The second phase of the grant also will include the development of a core course and approximately eight modules that can be tailored to fit various disciplines.
"The goal of the core course is to ensure that students are exposed to a rigorous analysis of both theoretical issues and real-world cases each year," Cady added. Course modules will focus on topics such as religion and the state; issues of religion and identity; race and ethnicity; religion and the state; and religion and human rights.
A focus on religion in the university today is crucial, Cady said, because the American population is growing more and more diverse and religion is playing an increasingly public and politicized role both nationally and globally.

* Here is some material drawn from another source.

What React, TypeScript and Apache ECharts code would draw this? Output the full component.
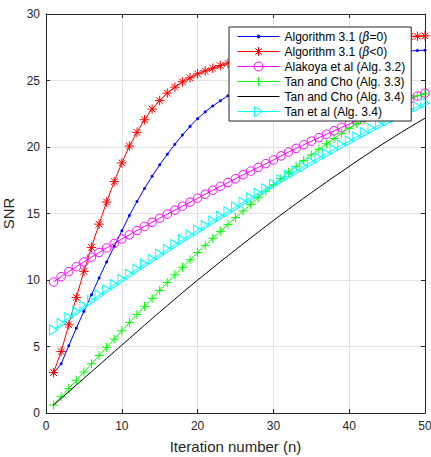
import React, { useEffect, useRef } from "react";
import * as echarts from "echarts";

const iterations = [1, 2, 3, 4, 5, 6, 7, 8, 9, 10, 11, 12, 13, 14, 15, 16, 17, 18, 19, 20, 21, 22, 23, 24, 25, 26, 27, 28, 29, 30, 31, 32, 33, 34, 35, 36, 37, 38, 39, 40, 41, 42, 43, 44, 45, 46, 47, 48, 49, 50];

const alg31Beta0 = [3.0, 3.7, 5.05, 6.38, 7.64, 8.89, 10.15, 11.36, 12.53, 13.7, 14.85, 15.9, 16.88, 17.8, 18.66, 19.45, 20.2, 20.9, 21.55, 22.13, 22.64, 23.08, 23.48, 23.85, 24.2, 24.52, 24.82, 25.1, 25.36, 25.6, 25.82, 26.02, 26.2, 26.36, 26.5, 26.62, 26.72, 26.8, 26.87, 26.93, 26.98, 27.02, 27.06, 27.1, 27.13, 27.16, 27.19, 27.22, 27.25, 27.28];

const alg31BetaNeg = [3.04, 4.62, 6.63, 8.69, 10.65, 12.45, 14.2, 15.86, 17.4, 18.8, 20.07, 21.1, 22.05, 22.85, 23.5, 24.05, 24.5, 24.9, 25.2, 25.5, 25.72, 25.92, 26.12, 26.3, 26.46, 26.61, 26.75, 26.88, 27.0, 27.12, 27.23, 27.33, 27.43, 27.52, 27.6, 27.68, 27.75, 27.82, 27.88, 27.94, 28.0, 28.05, 28.1, 28.14, 28.18, 28.22, 28.26, 28.3, 28.33, 28.36];

const alakoya32 = [9.85, 10.25, 10.63, 11.0, 11.36, 11.72, 12.07, 12.41, 12.75, 13.08, 13.4, 13.72, 14.03, 14.34, 14.65, 14.95, 15.25, 15.55, 15.85, 16.15, 16.45, 16.75, 17.04, 17.33, 17.62, 17.91, 18.19, 18.47, 18.75, 19.03, 19.33, 19.62, 19.9, 20.17, 20.44, 20.7, 20.96, 21.22, 21.47, 21.72, 21.97, 22.21, 22.45, 22.69, 22.92, 23.15, 23.38, 23.61, 23.83, 24.05];

const tanCho33 = [0.6, 1.22, 1.84, 2.46, 3.08, 3.7, 4.32, 4.94, 5.56, 6.18, 6.8, 7.41, 8.02, 8.62, 9.22, 9.81, 10.39, 10.96, 11.52, 12.07, 12.61, 13.14, 13.66, 14.18, 14.69, 15.19, 15.69, 16.19, 16.68, 17.16, 17.63, 18.09, 18.54, 18.98, 19.41, 19.83, 20.24, 20.64, 21.03, 21.41, 21.77, 22.11, 22.43, 22.73, 23.0, 23.25, 23.47, 23.67, 23.85, 24.0];

const tanCho34 = [0.6, 1.1, 1.6, 2.1, 2.6, 3.1, 3.6, 4.1, 4.6, 5.1, 5.6, 6.1, 6.6, 7.1, 7.59, 8.08, 8.57, 9.05, 9.52, 9.99, 10.45, 10.91, 11.37, 11.82, 12.27, 12.72, 13.16, 13.6, 14.04, 14.47, 14.9, 15.32, 15.74, 16.15, 16.56, 16.96, 17.36, 17.76, 18.15, 18.54, 18.93, 19.31, 19.69, 20.07, 20.43, 20.79, 21.14, 21.49, 21.83, 22.17];

const tanEtAl34 = [6.25, 6.72, 7.17, 7.61, 8.04, 8.46, 8.87, 9.27, 9.66, 10.05, 10.43, 10.81, 11.19, 11.56, 11.93, 12.3, 12.66, 13.02, 13.38, 13.74, 14.09, 14.44, 14.79, 15.14, 15.49, 15.84, 16.18, 16.52, 16.86, 17.2, 17.54, 17.87, 18.2, 18.53, 18.86, 19.18, 19.5, 19.82, 20.14, 20.45, 20.76, 21.07, 21.37, 21.67, 21.95, 22.22, 22.5, 22.77, 23.03, 23.3];

const seriesNames = [
  "Algorithm 3.1 (β=0)",
  "Algorithm 3.1 (β<0)",
  "Alakoya et al (Alg. 3.2)",
  "Tan and Cho (Alg. 3.3)",
  "Tan and Cho (Alg. 3.4)",
  "Tan et al (Alg. 3.4)",
];
const seriesValues = [alg31Beta0, alg31BetaNeg, alakoya32, tanCho33, tanCho34, tanEtAl34];
const seriesColors = ["#0000ff", "#ff0000", "#ff00ff", "#00ff00", "#000000", "#00ffff"];

const xTicks = { min: 0, max: 50, interval: 10 };
const yTicks = { min: 0, max: 30, interval: 5 };

const FONT = '"Liberation Sans", Arial, Helvetica, sans-serif';
const AXIS_COLOR = "#262626";
const GRID_COLOR = "#e3e3e3";
const CLEAR = "rgba(0,0,0,0)";

const STAR = "path://M5,0L5,10M0,5L10,5M1.5,1.5L8.5,8.5M1.5,8.5L8.5,1.5";
const PLUS = "path://M5,0L5,10M0,5L10,5";
const TRI_RIGHT = "path://M0,0L8,5L0,10Z";

const FRAME = "M0,0L0,0M42,12L42,12M0,6L42,6";
const legendIcons = [
  "path://" + FRAME + "M19.5,6A1.5,1.5 0 1 1 22.5,6A1.5,1.5 0 1 1 19.5,6Z",
  "path://" + FRAME + "M21,1.5L21,10.5M16.5,6L25.5,6M17.8,2.8L24.2,9.2M17.8,9.2L24.2,2.8",
  "path://" + FRAME + "M16.5,6A4.5,4.5 0 1 1 25.5,6A4.5,4.5 0 1 1 16.5,6Z",
  "path://" + FRAME + "M21,1.5L21,10.5M16.5,6L25.5,6",
  "path://" + FRAME,
  "path://" + FRAME + "M17,1L25,6L17,11Z",
];

const markerSymbols = ["circle", STAR, "circle", PLUS, "none", TRI_RIGHT];
const markerSizes: any[] = [3, 9.5, 8.5, 9, 0, [8, 10]];
const markerFilled = [true, false, false, false, false, false];

export default function App() {
  const ref = useRef<HTMLDivElement>(null);

  useEffect(() => {
    if (!ref.current) return;
    const chart = echarts.init(ref.current, undefined, { renderer: "svg" });

    const series = seriesNames.map((name, k) => ({
      name,
      type: "line",
      xAxisIndex: 0,
      yAxisIndex: 0,
      data: iterations.map((n, i) => [n, seriesValues[k][i]]),
      symbol: markerSymbols[k],
      symbolSize: markerSizes[k],
      showSymbol: markerSymbols[k] !== "none",
      showAllSymbol: true,
      clip: true,
      lineStyle: { color: seriesColors[k], width: 1 },
      itemStyle: {
        color: markerFilled[k] ? seriesColors[k] : CLEAR,
        borderColor: seriesColors[k],
        borderWidth: markerFilled[k] ? 0 : 1,
      },
      emphasis: { disabled: true },
      z: 2 + k,
    }));

    const legendData = seriesNames.map((name, k) => ({
      name,
      icon: legendIcons[k],
      itemStyle: {
        color: markerFilled[k] ? seriesColors[k] : CLEAR,
        borderColor: seriesColors[k],
        borderWidth: 1,
      },
    }));

    const tickLabel = { color: AXIS_COLOR, fontSize: 12, fontFamily: FONT };
    const axisLine = { show: true, onZero: false, lineStyle: { color: AXIS_COLOR, width: 1 } };
    const axisTick = { show: true, inside: true, length: 4, lineStyle: { color: AXIS_COLOR } };

    chart.setOption({
      animation: false,
      backgroundColor: "#ffffff",
      textStyle: { fontFamily: FONT },
      grid: {
        left: 46,
        right: 6,
        top: 14,
        bottom: 44,
        show: false,
        containLabel: false,
        outerBoundsMode: "none",
      },
      legend: {
        data: legendData,
        orient: "vertical",
        left: 229,
        top: 27,
        padding: [3, 6, 3, 8],
        itemWidth: 42,
        itemHeight: 12,
        itemGap: 2,
        backgroundColor: "#ffffff",
        borderColor: AXIS_COLOR,
        borderWidth: 1,
        selectedMode: false,
        formatter: (name: string) => name.replace("β", "{g|β}"),
        textStyle: {
          color: "#000000",
          fontSize: 12,
          fontFamily: FONT,
          lineHeight: 12,
          rich: {
            g: { fontStyle: "italic", fontFamily: '"DejaVu Serif", serif', fontSize: 12, lineHeight: 12, color: "#000000" },
          },
        },
        z: 20,
      },
      xAxis: [
        {
          type: "value",
          position: "bottom",
          ...xTicks,
          name: "Iteration number (n)",
          nameLocation: "middle",
          nameGap: 26,
          nameTextStyle: { color: AXIS_COLOR, fontSize: 15, fontFamily: FONT },
          axisLine,
          axisTick,
          axisLabel: { ...tickLabel, margin: 7 },
          splitLine: { show: true, lineStyle: { color: GRID_COLOR, width: 1 } },
        },
        {
          type: "value",
          position: "top",
          ...xTicks,
          axisLine,
          axisTick,
          axisLabel: { show: false },
          splitLine: { show: false },
        },
      ],
      yAxis: [
        {
          type: "value",
          position: "left",
          ...yTicks,
          name: "SNR",
          nameLocation: "middle",
          nameGap: 24,
          nameTextStyle: { color: AXIS_COLOR, fontSize: 15, fontFamily: FONT },
          axisLine,
          axisTick,
          axisLabel: { ...tickLabel, margin: 6 },
          splitLine: { show: true, lineStyle: { color: GRID_COLOR, width: 1 } },
        },
        {
          type: "value",
          position: "right",
          ...yTicks,
          axisLine,
          axisTick,
          axisLabel: { show: false },
          splitLine: { show: false },
        },
      ],
      series,
    });

    return () => {
      chart.dispose();
    };
  }, []);

  return (
    <div
      ref={ref}
      style={{ position: "absolute", left: 0, top: 0, width: 431, height: 457, background: "#fff" }}
    />
  );
}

To not address it across a wider spectrum of classes in academia has become “increasingly problematic.”
Long-term goals for the Difficult Dialogues program are twofold, according to Cady: to better prepare faculty to teach in religiously pluralistic classrooms, and to better prepare students to “live in a world of religious diversity and to understand how religion can be – but need not be – a factor in human conflict.”
Five of the six students who received the first certificates had double or triple majors, including religious studies. They found that the certificate classes meshed their areas of interest and brought them new insights.
Whitney Meshay of Mesa, whose majors were political science, German, and religious studies, said she discovered that the subject of religious conflict was “exceptionally interesting” after taking a class solely devoted to religious violence and conflict negotiation.
“I realized that this field was a perfect fit with my majors,” she said. “I then attended a peace building and human rights study abroad in South Africa, where I continued to learn about religion and conflict on a first-hand basis.”
Sabrina LaZare, who was born in Concord, Calif., but has lived in Arizona for the past eight years, majored in political science and religious studies.
“I decided to get the certificate because it blended my two majors perfectly,” she said. “You really can't understand religion without its political implications, and likewise you cannot understand politics without their religious undertones. The two claim to function in complete tandem yet wars and national crisis erupt if one goes out of the balance.”
Rae Brendecke a Tempe native, who majored in history and religious studies, said she has always loved history, and especially likes learning about great times of conflict and tragedy such as the Holocaust.
“I love studying these time periods because, in my opinion, they show the endurance of the human spirit, that even facing the most atrocious situations, with the right heart and attitude, you can survive and possibly change the world,” she said.
“The world is full of all types of conflicts, struggles against society, environment, tyranny, stereotypes, and so forth. Religion just seems to amplify the problems, taking the conflict from the worldly plane to the heavenly and also makes solving the conflict a lot more complicated.”
“I think studying the relationship between both religion and conflict is crucial to changing the world we live in, considering both are in the headlines daily.”